Jest takie opowiadanie o babci, która straszy małego wnuczka takim
wszystkowidzącym Okiem Bożym, które nawet w ciemnościach wszystko
widzi. I poważnie mówi: przed tym Bożym Okiem niczego nie ukryjesz.
To Oko nawet w ciemnościach widzi dokładnie. I pamiętaj - uczy babcia
- przy najbliższej spowiedzi nie wolno ci niczego zapomnieć, tym
bardziej zataić... Ale także my, dorośli, często podobnie myślimy,
jak ta babcia. Zapominamy, że to Boże Oko na grzesznika patrzy także
z miłością.
Jest takie opowiadanie, że w dawnych latach w małej górskiej
parafii był wspólny młyn, zbudowany nad rwącym potokiem. Ludzie przychodzili
wieczorem z workiem ziarna, a rano wracali do domu z workiem mąki
na plecach. Ale ten młyn widać było z okien plebanii. I gdyby ktoś
z parafian ośmielił się taki worek mąki dźwigać z tego młyna w niedzielę
rano, to już na Sumie "spadłby z ambony" jako naruszający III przykazanie
Boże. Ale to tylko takie opowiadanie. Ów ojciec z Ewangelii wygląda
swojego syna, który odszedł. Liczy na to, że kiedy go bieda przyciśnie,
powróci, pomyśli o ojcu. Nie będzie to jeszcze wspominanie ojca podyktowane
miłością. Mówimy: syn marnotrawny! Ale także ów ojciec, po naszemu
myśląc, jest "marnotrawny" w swojej miłości: Zobaczył syna i wzruszył
się głęboko. My tak czasem uważnie patrzymy, żeby... podpatrzeć,
żeby móc obwinić, nawet oskarżyć. A w sądzie pytają: Czy świadek
to widział? Osobiście? W jakich warunkach? A może to był półmrok?...
Jak istotna jest różnica między tym patrzeniem owego
plebana z dawnych lat a tym wyglądaniem z miłością, z tęsknotą owego
ojca z Jezusowej przypowieści. Inaczej patrzy na niego starszy brat.
On, taki solidny, pracowity, a ten braciszek?... Radość ojca jest
pomieszana ze smutkiem, bo widzi syna wygłodzonego, obdartego. On
tak wiele razy wychodził i wyglądał. Liczył dni i godziny. Zagubiona
owieczka to tylko materialna strata, jak i ta drachma, ale najważniejsze
jest owo szukanie, a dla ojca - oczekiwanie i modlitwa do Ojca Niebieskiego.

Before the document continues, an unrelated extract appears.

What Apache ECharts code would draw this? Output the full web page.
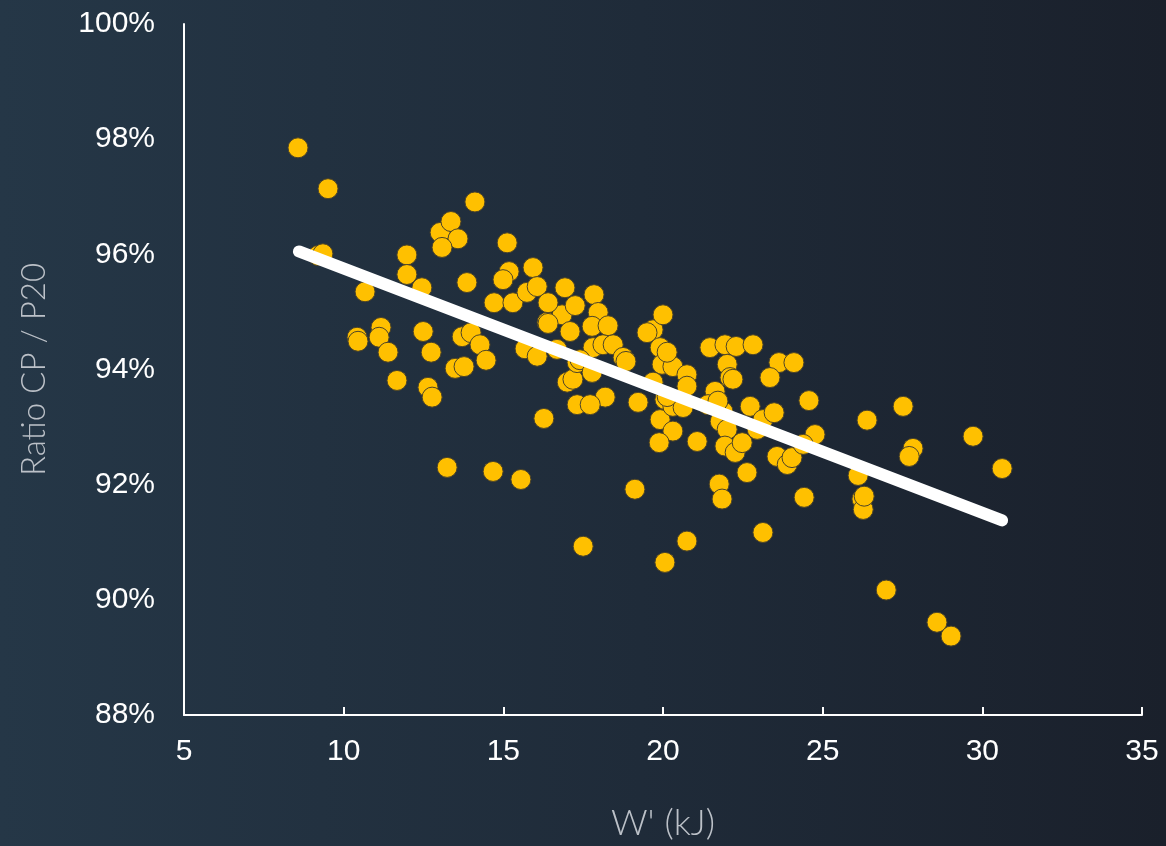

Tak czyni i dziś wiele matek, wielu ojców. Tak modliła się przez
wiele lat św. Monika, matka św. Augustyna. Dlatego w liturgicznym
kalendarzu czcimy ich obok siebie 27 i 28 sierpnia. Bo Bóg nie tylko "
gniewa się" zupełnie inaczej niż my, ale mocą swojej łaski może przemienić
największego grzesznika - w świętego.